Review: schur-pade matrix powers speedup?

I’ve been looking at the improved Schur-Pade algorithm for a while. I have a couple of detailed questions arising from the paper that I don’t feel confident in answering on my own.

A key step is analysis of how many expensive square roots have to be taken for the Pade approximant to be good enough – better than machine epsilon. It involves a hard-coded table of constants θ. The key comparison is between various θ and a certain matrix norm, which roughly halves with each square root. I have excerpted the paper here, I hope that is ok with the authors.

  • “we will allow at most two extra square roots” → is this an ad-hoc judgement call, or is there an obvious reason for this design? With the rule of thumb that square roots halve the norm, one square root should suffice, but in any case taking repeated square roots should reduce the norm enough without it being necessary to count how often it has been done.

  • Is the above selection of the Pade degree m logically equivalent to the following?

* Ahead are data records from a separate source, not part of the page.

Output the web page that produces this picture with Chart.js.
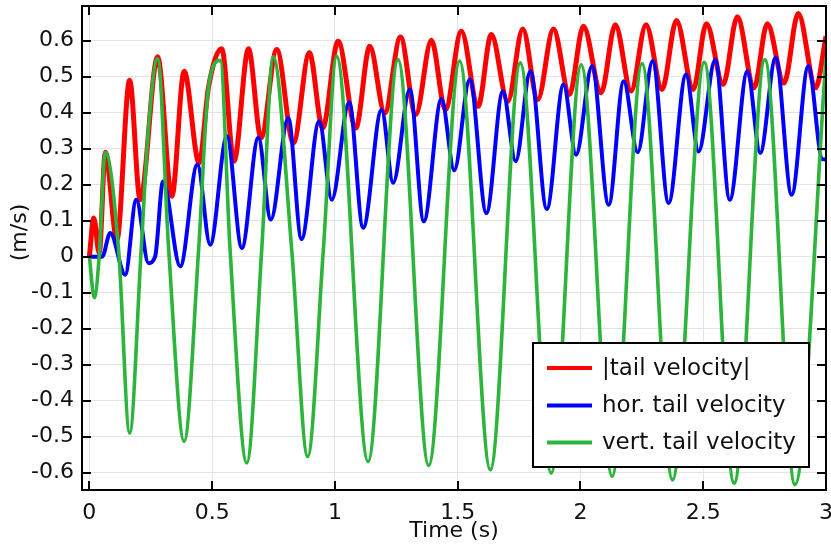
<!DOCTYPE html>
<html>
<head>
<meta charset="utf-8">
<style>
  html, body { margin: 0; padding: 0; background: #fff; }
  #wrap { position: relative; width: 831px; height: 545px; }
</style>
<script src="https://cdn.jsdelivr.net/npm/chart.js@4.4.1/dist/chart.umd.min.js"></script>
</head>
<body>
<div id="wrap"><canvas id="velChart" width="831" height="545"></canvas></div>
<script>
// values (extrema and a few crossings)
const seriesLabels = ['|tail velocity|', 'hor. tail velocity', 'vert. tail velocity'];
const seriesColors = ['#ff0000', '#0000ff', '#2cb43c'];
const yAxisTitle = '(m/s)';

const magTime = [0, 0.018, 0.04, 0.065, 0.112, 0.164, 0.207, 0.278, 0.336, 0.386, 0.447, 0.485, 0.539, 0.589, 0.648, 0.699,
  0.763, 0.831, 0.896, 0.95, 1.013, 1.085, 1.142, 1.203, 1.267, 1.329, 1.393, 1.45, 1.515, 1.583, 1.637, 1.704,
  1.765, 1.826, 1.89, 1.955, 2.012, 2.084, 2.142, 2.206, 2.267, 2.332, 2.391, 2.459, 2.513, 2.581, 2.639, 2.707,
  2.761, 2.829, 2.887, 2.958, 3.0];
const magVel = [0, 0.107, 0.01, 0.29, 0.047, 0.49, 0.158, 0.555, 0.168, 0.515, 0.26, 0.47, 0.577, 0.265, 0.577, 0.33,
  0.575, 0.316, 0.566, 0.357, 0.598, 0.357, 0.584, 0.399, 0.61, 0.394, 0.601, 0.408, 0.626, 0.417, 0.617, 0.431,
  0.632, 0.436, 0.632, 0.45, 0.64, 0.455, 0.644, 0.46, 0.644, 0.464, 0.656, 0.464, 0.647, 0.478, 0.666, 0.469,
  0.647, 0.482, 0.675, 0.469, 0.612];

const horTime = [0, 0.052, 0.085, 0.146, 0.191, 0.241, 0.268, 0.3, 0.37, 0.44, 0.492, 0.56, 0.621, 0.688, 0.739,
  0.81, 0.864, 0.936, 0.987, 1.058, 1.115, 1.19, 1.237, 1.305, 1.362, 1.434, 1.486, 1.549, 1.617, 1.684, 1.736,
  1.796, 1.863, 1.931, 1.982, 2.047, 2.115, 2.176, 2.233, 2.294, 2.359, 2.43, 2.481, 2.549, 2.608, 2.68, 2.732,
  2.795, 2.86, 2.928, 2.985, 3.0];
const horVel = [0, 0, 0.066, -0.05, 0.158, -0.018, 0.001, 0.209, -0.027, 0.256, 0.033, 0.334, 0.024, 0.33, 0.103,
  0.385, 0.049, 0.376, 0.158, 0.429, 0.08, 0.408, 0.205, 0.464, 0.098, 0.438, 0.24, 0.492, 0.121, 0.459, 0.265,
  0.515, 0.132, 0.478, 0.283, 0.529, 0.144, 0.487, 0.29, 0.543, 0.149, 0.506, 0.292, 0.547, 0.158, 0.515, 0.288,
  0.552, 0.172, 0.529, 0.271, 0.27];

const vertTime = [0, 0.02, 0.04, 0.065, 0.119, 0.164, 0.211, 0.24, 0.278, 0.323, 0.386, 0.445, 0.485, 0.533, 0.573,
  0.641, 0.702, 0.749, 0.824, 0.889, 0.953, 1.007, 1.135, 1.257, 1.382, 1.508, 1.633, 1.755, 1.881, 2.003, 2.129,
  2.251, 2.375, 2.504, 2.626, 2.751, 2.874, 3.0];
const vertVel = [0, -0.114, 0, 0.29, 0.02, -0.49, 0.02, 0.35, 0.55, 0.02, -0.513, 0.02, 0.47, 0.545, 0.02,
  -0.573, 0.02, 0.555, 0.02, -0.555, 0.02, 0.556, -0.569, 0.547, -0.58, 0.543, -0.592, 0.538, -0.601, 0.533, -0.61,
  0.536, -0.62, 0.54, -0.629, 0.547, -0.633, 0.553];

const xTickStep = 0.5;
const yTickStep = 0.1;

function toPoints(ts, vs) {
  return ts.map((t, i) => ({ x: t, y: vs[i] }));
}

const fontFamily = '"DejaVu Sans", Verdana, sans-serif';

// inward ticks on all four sides plus a closed frame
const frameTicks = {
  id: 'frameTicks',
  afterDatasetsDraw(chart) {
    const { ctx, chartArea: a, scales } = chart;
    ctx.save();
    ctx.strokeStyle = '#000';
    ctx.lineWidth = 2;
    const len = 9;
    scales.x.ticks.forEach(t => {
      const px = Math.round(scales.x.getPixelForValue(t.value));
      ctx.beginPath();
      ctx.moveTo(px, a.bottom); ctx.lineTo(px, a.bottom - len);
      ctx.moveTo(px, a.top); ctx.lineTo(px, a.top + len);
      ctx.stroke();
    });
    scales.y.ticks.forEach(t => {
      const py = Math.round(scales.y.getPixelForValue(t.value));
      ctx.beginPath();
      ctx.moveTo(a.left, py); ctx.lineTo(a.left + len, py);
      ctx.moveTo(a.right, py); ctx.lineTo(a.right - len, py);
      ctx.stroke();
    });
    ctx.strokeRect(a.left, a.top, a.right - a.left, a.bottom - a.top);
    ctx.restore();
  }
};

// y title sits a bit above the axis middle in the original
const yTitle = {
  id: 'yTitle',
  afterDraw(chart) {
    const { ctx, scales } = chart;
    ctx.save();
    ctx.translate(20, scales.y.getPixelForValue(0.067));
    ctx.rotate(-Math.PI / 2);
    ctx.font = '22px ' + fontFamily;
    ctx.fillStyle = '#111';
    ctx.textAlign = 'center';
    ctx.textBaseline = 'middle';
    ctx.fillText(yAxisTitle, 0, 0);
    ctx.restore();
  }
};

// boxed legend in the lower right corner of the plot
const boxLegend = {
  id: 'boxLegend',
  afterDatasetsDraw(chart) {
    const { ctx, chartArea: a } = chart;
    const x0 = a.right - 293, y0 = a.bottom - 147, w = 276, h = 124;
    ctx.save();
    ctx.fillStyle = '#fff';
    ctx.fillRect(x0, y0, w, h);
    ctx.strokeStyle = '#000';
    ctx.lineWidth = 2;
    ctx.strokeRect(x0, y0, w, h);
    ctx.font = '23px ' + fontFamily;
    ctx.textBaseline = 'middle';
    ctx.textAlign = 'left';
    const rows = [a.bottom - 122, a.bottom - 84.5, a.bottom - 47.5];
    chart.data.datasets.forEach((ds, i) => {
      ctx.strokeStyle = ds.borderColor;
      ctx.lineWidth = 4;
      ctx.beginPath();
      ctx.moveTo(x0 + 14, rows[i]);
      ctx.lineTo(x0 + 59, rows[i]);
      ctx.stroke();
      ctx.fillStyle = '#111';
      ctx.fillText(ds.label, x0 + 69, rows[i] + 1);
    });
    ctx.restore();
  }
};

const ctx = document.getElementById('velChart').getContext('2d');
new Chart(ctx, {
  type: 'line',
  data: {
    datasets: [
      { label: seriesLabels[0], data: toPoints(magTime, magVel), borderColor: seriesColors[0], borderWidth: 5, order: 3 },
      { label: seriesLabels[1], data: toPoints(horTime, horVel), borderColor: seriesColors[1], borderWidth: 4, order: 2 },
      { label: seriesLabels[2], data: toPoints(vertTime, vertVel), borderColor: seriesColors[2], borderWidth: 3.6, order: 1 }
    ]
  },
  options: {
    responsive: false,
    animation: false,
    devicePixelRatio: 1,
    layout: { padding: { top: 6, right: 5, left: 0, bottom: 0 } },
    elements: {
      point: { radius: 0 },
      line: { cubicInterpolationMode: 'monotone', fill: false }
    },
    plugins: {
      legend: { display: false },
      tooltip: { enabled: false }
    },
    scales: {
      x: {
        type: 'linear',
        min: -0.03,
        max: 3.0,
        afterFit: s => { s.height = 55; s.paddingLeft = 0; s.paddingRight = 0; },
        grid: { color: '#e3e3e3', lineWidth: 1, drawTicks: false },
        border: { display: true, color: '#000', width: 2 },
        ticks: {
          stepSize: xTickStep,
          includeBounds: false,
          padding: 10,
          color: '#111',
          font: { family: fontFamily, size: 22 },
          maxRotation: 0,
          callback: v => String(Number(v.toFixed(1)))
        },
        title: {
          display: true,
          text: 'Time (s)',
          color: '#111',
          font: { family: fontFamily, size: 22, lineHeight: 1.2 },
          padding: { top: 0, bottom: 1 }
        }
      },
      y: {
        min: -0.648,
        max: 0.696,
        afterFit: s => { s.width = 82; s.paddingTop = 0; s.paddingBottom = 0; },
        grid: { color: '#e3e3e3', lineWidth: 1, drawTicks: false },
        border: { display: true, color: '#000', width: 2 },
        ticks: {
          stepSize: yTickStep,
          includeBounds: false,
          padding: 8,
          color: '#111',
          font: { family: fontFamily, size: 22 },
          callback: v => String(Number(v.toFixed(1)))
        },
        title: { display: false }
      }
    }
  },
  plugins: [frameTicks, boxLegend, yTitle]
});
</script>
</body>
</html>
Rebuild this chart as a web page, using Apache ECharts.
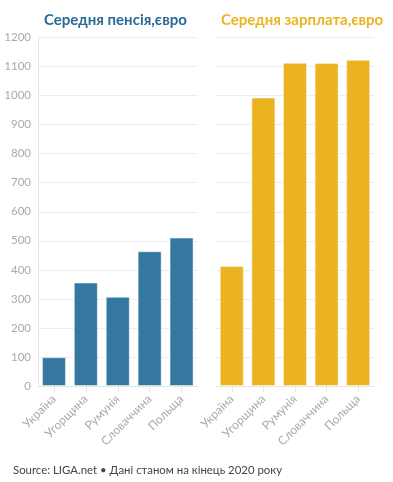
<!DOCTYPE html>
<html><head><meta charset="utf-8">
<script src="https://cdn.jsdelivr.net/npm/echarts@6/dist/echarts.min.js"></script>
<style>html,body{margin:0;padding:0;background:#fff}#c{width:393px;height:482px}</style>
</head><body><div id="c"></div>
<script>
var categories = ['Україна', 'Угорщина', 'Румунія', 'Словаччина', 'Польща'];
var pension = [99, 356, 307, 464, 511];
var salary = [413, 993, 1113, 1112, 1123];
var titleLeft = 'Середня пенсія,євро';
var titleRight = 'Середня зарплата,євро';
var sourceText = 'Source: LIGA.net • Дані станом на кінець 2020 року';

var FONT = 'Lato';
var chart = echarts.init(document.getElementById('c'), null, {renderer: 'canvas'});
function xAx(gi) {
  return {
    type: 'category', gridIndex: gi, data: categories,
    axisLine: {show: true, lineStyle: {color: '#e6e6e6'}},
    axisTick: {show: true, alignWithLabel: true, length: 6, lineStyle: {color: '#e3e3e3'}},
    axisLabel: {rotate: 45, color: '#aaaaaa', fontSize: 12, fontFamily: FONT, margin: 11}
  };
}
function yAx(gi, showLabel) {
  return {
    type: 'value', gridIndex: gi, min: 0, max: 1200, interval: 100,
    axisLine: {show: showLabel, lineStyle: {color: '#e6e6e6'}},
    axisTick: {show: false},
    splitLine: {show: true, lineStyle: {color: '#ececec'}},
    axisLabel: {show: showLabel, color: '#aaaaaa', fontSize: 11.5, fontFamily: FONT, margin: 7,
      formatter: function (v) { return String(v); }}
  };
}
chart.setOption({
  animation: false,
  title: [
    {text: titleLeft, left: 39, top: 8, textStyle: {color: '#2a6a96', fontSize: 15, fontWeight: 'bold', fontFamily: FONT}},
    {text: titleRight, left: 216, top: 8, textStyle: {color: '#ecb321', fontSize: 15, fontWeight: 'bold', fontFamily: FONT}},
    {text: sourceText, left: 8, top: 460, textStyle: {color: '#444', fontSize: 11.4, fontWeight: 'normal', fontFamily: FONT}}
  ],
  grid: [
    {left: 38, right: 195.5, top: 37.5, bottom: 96},
    {left: 216, right: 19, top: 37.5, bottom: 96}
  ],
  xAxis: [xAx(0), xAx(1)],
  yAxis: [yAx(0, true), yAx(1, false)],
  series: [
    {type: 'bar', xAxisIndex: 0, yAxisIndex: 0, data: pension, barWidth: 24,
     itemStyle: {color: '#3478a0', borderColor: 'rgba(255,255,255,0.45)', borderWidth: 1}},
    {type: 'bar', xAxisIndex: 1, yAxisIndex: 1, data: salary, barWidth: 24,
     itemStyle: {color: '#ecb321', borderColor: 'rgba(255,255,255,0.45)', borderWidth: 1}}
  ]
});
</script></body></html>
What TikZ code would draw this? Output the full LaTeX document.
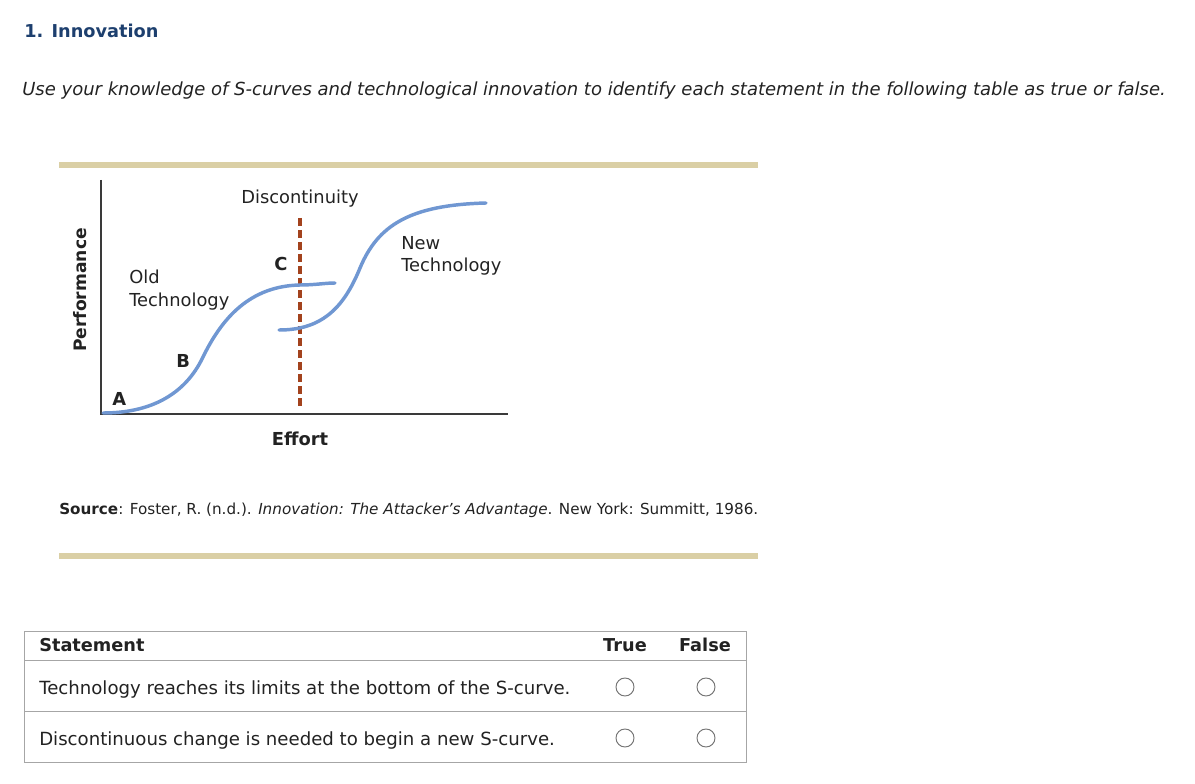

    1. if α_3 or α_4 < θ_6, let m be the smallest s.t. α_3 < θ_m;
    2. if 1/2*α_3 < θ_5, take another square root and start again;
    3. if α_3 or α_4 < θ_7, let m=7.

I realise these are very detailed questions. As this is outside of my expertise, I don’t feel comfortable going ahead without review. (I can implement their algorithm, but it’s no fun if I don’t believe it …) Any comment appreciated!